▶ _STATED GOAL_
Extract word for word the lines of the listing from its start to the line holding "y0=py(227), y1=py(300), line=dict(color=LINE, width=1)))", both ends kept; pictures are not part of the copy.

---------- INPUT FOR THIS TASK ----------

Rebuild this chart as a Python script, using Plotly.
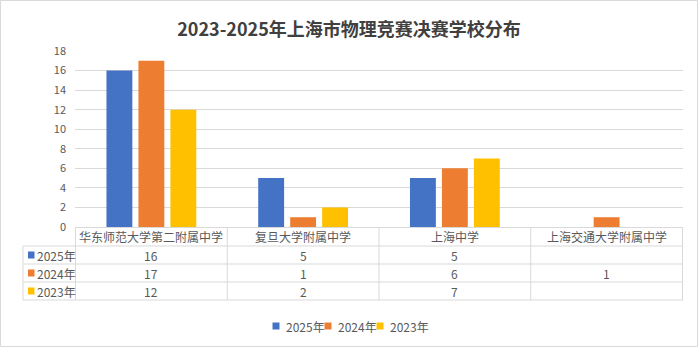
import plotly.graph_objects as go

schools = ["华东师范大学第二附属中学", "复旦大学附属中学", "上海中学", "上海交通大学附属中学"]
years = ["2025年", "2024年", "2023年"]
v2025 = [16, 5, 5, None]
v2024 = [17, 1, 6, 1]
v2023 = [12, 2, 7, None]
series = [v2025, v2024, v2023]
colors = ["#4472C4", "#ED7D31", "#FFC000"]
title = "2023-2025年上海市物理竞赛决赛学校分布"

W, H = 698, 347
L, R, T, B = 75, 15, 51, 120
PW, PH = W - L - R, H - T - B
FONT = "Noto Sans CJK SC, Microsoft YaHei, sans-serif"
GRAY = "#595959"
LINE = "#d9d9d9"


def px(xp):
    return (xp - L) / PW


def py(yp):
    return (H - B - yp) / PH


fig = go.Figure()
for name, vals, c in zip(years, series, colors):
    fig.add_trace(go.Bar(x=schools, y=vals, name=name, marker=dict(color=c, line=dict(width=0)),
                         showlegend=False))

shapes = []
annotations = []

# table geometry (pixel rows)
row_edges = [227, 246, 264, 282, 300]
left_x = 23
# horizontal lines
for i, ye in enumerate(row_edges[1:]):
    shapes.append(dict(type="line", xref="paper", yref="paper", x0=px(left_x), x1=1,
                       y0=py(ye), y1=py(ye), line=dict(color=LINE, width=1)))
# vertical lines
shapes.append(dict(type="line", xref="paper", yref="paper", x0=px(left_x), x1=px(left_x),
                   y0=py(246), y1=py(300), line=dict(color=LINE, width=1)))
for k in range(len(schools) + 1):
    shapes.append(dict(type="line", xref="x", yref="paper", x0=k - 0.5, x1=k - 0.5,
                       y0=py(227), y1=py(300), line=dict(color=LINE, width=1)))

# header labels
for s in schools:
    annotations.append(dict(x=s, xref="x", y=py(236.5), yref="paper", text=s, showarrow=False,
                            font=dict(family=FONT, size=12, color=GRAY), xanchor="center", yanchor="middle"))
# rows
for r, (name, vals, c) in enumerate(zip(years, series, colors)):
    yc = (row_edges[r + 1] + row_edges[r + 2]) / 2
    shapes.append(dict(type="rect", xref="paper", yref="paper", x0=px(28), x1=px(34.5),
                       y0=py(yc + 3.5), y1=py(yc - 3.5), fillcolor=c, line=dict(width=0)))
    annotations.append(dict(x=px(35), xref="paper", y=py(yc), yref="paper", text=name, showarrow=False,
                            font=dict(family=FONT, size=12, color=GRAY), xanchor="left", yanchor="middle"))
    for s, v in zip(schools, vals):
        if v is None:
            continue
        annotations.append(dict(x=s, xref="x", y=py(yc), yref="paper", text=str(v), showarrow=False,
                                font=dict(family=FONT, size=12, color=GRAY), xanchor="center", yanchor="middle"))

# custom legend
leg_x = [272.5, 324.5, 376.5]
for name, c, lx in zip(years, colors, leg_x):
    shapes.append(dict(type="rect", xref="paper", yref="paper", x0=px(lx), x1=px(lx + 7),
                       y0=py(329.5), y1=py(322.5), fillcolor=c, line=dict(width=0)))
    annotations.append(dict(x=px(lx + 11), xref="paper", y=py(326), yref="paper", text=name, showarrow=False,
                            font=dict(family=FONT, size=12, color=GRAY), xanchor="left", yanchor="middle"))

# outer border
shapes.append(dict(type="rect", xref="paper", yref="paper", x0=px(0.5), x1=px(697.5),
                   y0=py(346.5), y1=py(0.5), line=dict(color=LINE, width=1), fillcolor="rgba(0,0,0,0)"))

fig.update_layout(
    width=W, height=H,
    margin=dict(l=L, r=R, t=T, b=B, pad=0),
    paper_bgcolor="white", plot_bgcolor="white",
    barmode="group", bargap=0.368, bargroupgap=0.19,
    title=dict(text=title, x=0.5, xanchor="center", y=1 - 30 / H, yanchor="middle", yref="container",
               font=dict(family=FONT, size=18, color="#404040", weight="bold")),
    xaxis=dict(showticklabels=False, showline=True, linecolor=LINE, linewidth=1, ticks="",
               showgrid=False, zeroline=False, fixedrange=True),
    yaxis=dict(range=[0, 18], dtick=2, showgrid=True, gridcolor=LINE, gridwidth=1, zeroline=False,
               showline=False, ticks="", ticklabelstandoff=8,
               tickfont=dict(family=FONT, size=11, color=GRAY)),
    shapes=shapes, annotations=annotations, showlegend=False,
)

fig.write_html("out.html")
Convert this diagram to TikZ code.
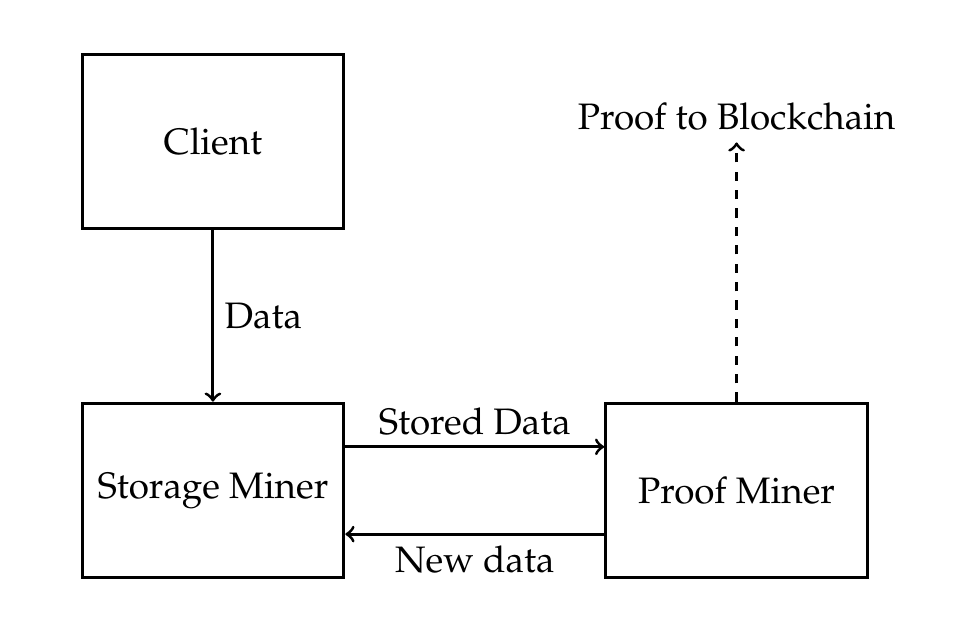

----------

▶ _RIGHT ANSWER_
Rebuild this chart as a Python script, using Plotly.
import plotly.graph_objects as go

schools = ["华东师范大学第二附属中学", "复旦大学附属中学", "上海中学", "上海交通大学附属中学"]
years = ["2025年", "2024年", "2023年"]
v2025 = [16, 5, 5, None]
v2024 = [17, 1, 6, 1]
v2023 = [12, 2, 7, None]
series = [v2025, v2024, v2023]
colors = ["#4472C4", "#ED7D31", "#FFC000"]
title = "2023-2025年上海市物理竞赛决赛学校分布"

W, H = 698, 347
L, R, T, B = 75, 15, 51, 120
PW, PH = W - L - R, H - T - B
FONT = "Noto Sans CJK SC, Microsoft YaHei, sans-serif"
GRAY = "#595959"
LINE = "#d9d9d9"


def px(xp):
    return (xp - L) / PW


def py(yp):
    return (H - B - yp) / PH


fig = go.Figure()
for name, vals, c in zip(years, series, colors):
    fig.add_trace(go.Bar(x=schools, y=vals, name=name, marker=dict(color=c, line=dict(width=0)),
                         showlegend=False))

shapes = []
annotations = []

# table geometry (pixel rows)
row_edges = [227, 246, 264, 282, 300]
left_x = 23
# horizontal lines
for i, ye in enumerate(row_edges[1:]):
    shapes.append(dict(type="line", xref="paper", yref="paper", x0=px(left_x), x1=1,
                       y0=py(ye), y1=py(ye), line=dict(color=LINE, width=1)))
# vertical lines
shapes.append(dict(type="line", xref="paper", yref="paper", x0=px(left_x), x1=px(left_x),
                   y0=py(246), y1=py(300), line=dict(color=LINE, width=1)))
for k in range(len(schools) + 1):
    shapes.append(dict(type="line", xref="x", yref="paper", x0=k - 0.5, x1=k - 0.5,
                       y0=py(227), y1=py(300), line=dict(color=LINE, width=1)))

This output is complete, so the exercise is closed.